A bank tipping its pricing strategy to competitors and testing how they might respond, without committing itself to action, will get the ACCC interested.

Australia's competition watchdog the ACCC has started giving some indication on how it will enforce the new price signalling laws in the banking industry – and it seems to be a commonsense approach.

Price signalling is behaviour that falls short of collusion but involves communicating or signalling a company's price rises or some other initiative to its competitors for the purpose of having them follow. The new laws in the Competition and Consumer Act 2010 come into effect on June 6, and will , at this stage, only affect banks and other ADIs in relation to services such as the taking of deposits and making advances of money or loans.

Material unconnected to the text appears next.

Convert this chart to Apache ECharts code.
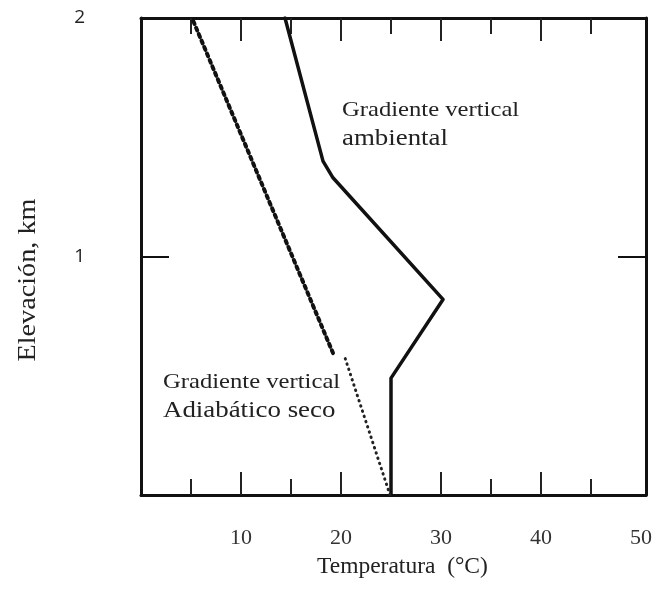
<!DOCTYPE html>
<html>
<head>
<meta charset="utf-8">
<script src="https://cdn.jsdelivr.net/npm/echarts@6/dist/echarts.min.js"></script>
<style>html,body{margin:0;padding:0;background:#fff}#c{width:654px;height:589px}</style>
</head>
<body>
<div id="c"></div>
<script>
// Data
const xTickLabels = ['10', '20', '30', '40', '50'];
const yTickLabels = ['1', '2'];
const xMajorTicks = [10, 20, 30, 40];
const xMinorTicks = [5, 15, 25, 35, 45];
// Environmental lapse rate (Gradiente vertical ambiental)
const envTemp = [25, 25, 30.2, 19.2, 18.2, 14.4];
const envElev = [0, 0.49, 0.82, 1.33, 1.40, 2.0];
// Dry adiabatic lapse rate, lower dotted part
const adiaDotTemp = [24.9, 20.4];
const adiaDotElev = [0, 0.575];
// Dry adiabatic lapse rate, upper dashed part
const adiaDashTemp = [19.2, 5.1];
const adiaDashElev = [0.595, 2.0];

const pairs = (xs, ys) => xs.map((x, i) => [x, ys[i]]);
const ink = '#111';
const serif = '"Liberation Serif", "DejaVu Serif", serif';

function tickAxis(position, values, len) {
  return {
    type: 'value', position: position, min: 0, max: 50.5, interval: 10,
    axisLine: {show: false, onZero: false},
    axisTick: {show: true, inside: true, length: len, customValues: values, lineStyle: {color: '#222', width: 2}},
    splitLine: {show: false},
    axisLabel: {show: false}
  };
}

const chart = echarts.init(document.getElementById('c'), null, {renderer: 'canvas'});
chart.setOption({
  animation: false,
  backgroundColor: '#fff',
  grid: {left: 141, right: 8, top: 18, bottom: 94, containLabel: false, outerBoundsMode: 'none'},
  xAxis: [
    {
      type: 'value', position: 'bottom', min: 0, max: 50.5, interval: 10,
      axisLine: {show: true, onZero: false, lineStyle: {color: ink, width: 3}},
      axisTick: {show: true, inside: true, length: 23, customValues: xMajorTicks, lineStyle: {color: '#222', width: 2}},
      splitLine: {show: false},
      axisLabel: {
        margin: 32, fontFamily: serif, fontSize: 22, color: '#333',
        showMaxLabel: false,
        formatter: v => (xTickLabels.indexOf(String(v)) >= 0 ? String(v) : '')
      }
    },
    {
      type: 'value', position: 'top', min: 0, max: 50.5, interval: 10,
      axisLine: {show: true, onZero: false, lineStyle: {color: ink, width: 3}},
      axisTick: {show: true, inside: true, length: 23, customValues: xMajorTicks, lineStyle: {color: '#222', width: 2}},
      splitLine: {show: false},
      axisLabel: {show: false}
    },
    tickAxis('bottom', xMinorTicks, 16),
    tickAxis('top', xMinorTicks, 16)
  ],
  yAxis: [
    {
      type: 'value', position: 'left', min: 0, max: 2, interval: 1,
      axisLine: {show: true, onZero: false, lineStyle: {color: ink, width: 3}},
      axisTick: {show: true, inside: true, length: 28, lineStyle: {color: ink, width: 2}},
      splitLine: {show: false},
      axisLabel: {
        margin: 56, fontFamily: '"Open Sans", "DejaVu Sans", sans-serif', fontSize: 19, color: '#222',
        formatter: v => (yTickLabels.indexOf(String(v)) >= 0 ? String(v) : '')
      }
    },
    {
      type: 'value', position: 'right', min: 0, max: 2, interval: 1,
      axisLine: {show: true, onZero: false, lineStyle: {color: ink, width: 3}},
      axisTick: {show: true, inside: true, length: 28, lineStyle: {color: ink, width: 2}},
      splitLine: {show: false},
      axisLabel: {show: false}
    }
  ],
  series: [
    {
      type: 'line', xAxisIndex: 0, yAxisIndex: 0, symbol: 'none',
      data: pairs(envTemp, envElev),
      lineStyle: {color: ink, width: 3.5, join: 'round', cap: 'round'}
    },
    {
      type: 'line', xAxisIndex: 0, yAxisIndex: 0, symbol: 'none',
      data: pairs(adiaDotTemp, adiaDotElev),
      lineStyle: {color: '#222', width: 3, type: [0.5, 5], cap: 'round'}
    },
    {
      type: 'line', xAxisIndex: 0, yAxisIndex: 0, symbol: 'none',
      data: pairs(adiaDashTemp, adiaDashElev),
      lineStyle: {color: ink, width: 4, type: [3, 4], cap: 'round'}
    }
  ],
  graphic: [
    {type: 'text', left: 342, top: 99, scaleX: 1.12, style: {text: 'Gradiente vertical', font: '22px ' + serif, fill: '#222'}},
    {type: 'text', left: 342, top: 127, scaleX: 1.12, style: {text: 'ambiental', font: '24px ' + serif, fill: '#222'}},
    {type: 'text', left: 163, top: 371, scaleX: 1.12, style: {text: 'Gradiente vertical', font: '22px ' + serif, fill: '#222'}},
    {type: 'text', left: 163, top: 399, scaleX: 1.12, style: {text: 'Adiabático seco', font: '24px ' + serif, fill: '#222'}},
    {type: 'text', left: 317, top: 555, style: {text: 'Temperatura  (°C)', font: '23.5px ' + serif, fill: '#222'}},
    {type: 'text', x: 28, y: 280, rotation: Math.PI / 2, scaleX: 1.13,
      style: {text: 'Elevación, km', font: '25px ' + serif, fill: '#222', align: 'center', verticalAlign: 'middle'}}
  ]
});
</script>
</body>
</html>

They will not be able to disclose prices to competitors in private where doing so is not in the ordinary course of business.

Speaking at the 2012 Competition Law Conference, ACCC Chairman Rod Sims said that “statements that genuinely describe market reality are unlikely to raise concerns of anti-competitive conduct.”

What will get the ACCC interested?

“The ACCC’s attention would be attracted where a bank offers its support for a change in pricing strategy, effectively tipping that strategy to competitors and testing how they might respond, without committing itself to action.”

“Further, we would be concerned if an Australian banking executive announced that he or she would be reluctant to lift rates beyond that of the Reserve Bank cash rate or introduce new fees, but they would follow if other banks did so.”